Es curioso –y es algo que también he leído en alguna página de Ausloos- el afán que ponemos en defender nuestras hipótesis, nuestras teorías, nuestros sistemas explicativos. Tememos que, al abandonarlos, se vaya con ellos buena parte de nuestro saber, cuando no otra de nuestra propia identidad como terapeutas y nuestra competencia profesional. La realidad relacional es muy compleja. Las teorías nos ayudan a abordarla de una manera más sistemática y ordenada, más clara y sencilla, reducida a perspectivas que consideramos esenciales. Pero, conviene recordarlo, sólo son teorías. Están bien mientras resisten y también están bien cuando podemos ponerlas en suspenso, cuestionarlas y abrirnos a la creatividad. Con el tiempo, muchos terapeutas amaneran su estilo por repetición, como les ocurre a los músicos y a los pintores. Hay cierta reiteración burocrática y manierista en sus intervenciones, que los tranquiliza y los vuelve previsibles. Con suerte, conservan algo de la chispa que les llevó a esta profesión tan extraña: esa curiosidad intelectual que los años puede haber ido limando en pro de esa efectividad tan pragmática que nos caracteriza –porque de vez en cuando es cierto que hemos de obtener resultados, como decía Churchill-, alimentando así el monstruo de las intervenciones sin comprensión y la aplicación ciega de la técnica, reiterada hasta la saciedad. Hay un peligro en estos automatismos. Las solas técnicas, dejadas a su albur y automatismo, no funcionan.

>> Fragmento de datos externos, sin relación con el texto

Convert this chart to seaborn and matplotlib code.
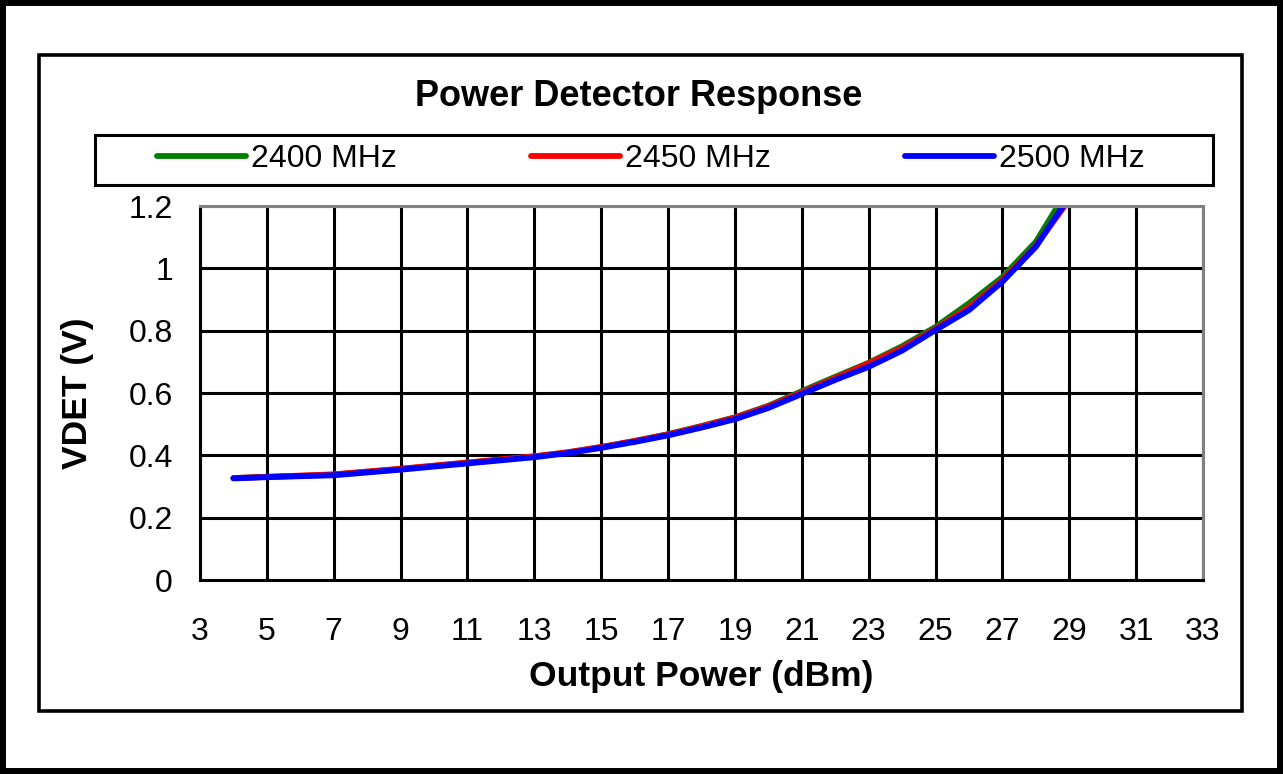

La posición del no saber no tiene una fácil defensa. Genera justificada ansiedad, genera comprensibles miedos entre los propios profesionales, que reciben el dictado social de la efectividad como mandato social insoslayable. Como el trabajo terapéutico se basa siempre en las relaciones, planea sobre él el juicio que los demás emiten acercan de nuestra propia capacidad, de nuestras artes de “magos o chamanes”. El no saber es creativo, pero difícil; fecundo, pero inquietante. Eleva de forma exponencial nuestro contacto con la ansiedad y el temor al fracaso. Pero hay que aprender a sostenerse en este temor, y Ausloos sigue siendo uno de esos autores que a mí me han ayudado a mantenerme en él y a no doblegarme a un mero hacer por hacer, por salir del paso, por rebajar mis propios niveles de ansiedad más que por entender lo que sucede relacionalmente ante mis ojos; Ausloos me ayuda a sentirme menos incómodo en compañía de la incertidumbre. No debemos subestimar las competencias y capacidades que surgen del no saber, igual que no debemos fiar toda nuestra capacitación al empleo automatizado de las técnicas. La mano que sostiene la espada o el pincel de la bella metáfora minuchiana deja en evidencia que los instrumentos han de ser una prolongación del propio cuerpo, no un aditamento funcional pero artificioso, un órgano más que una prótesis. La técnica no suple las incompetencias del profesional, sino que las magnifica cuando no hay detrás una persona, con sus cavilaciones, sus dudas, su experiencia acumulada; su vida, en una palabra.
El llamado síndrome del impostor es, a buen seguro, creación de un insigne incompetente, para actuar sobre el resto por igualación. Ausloos es una buena vacuna contra estas incompetencias.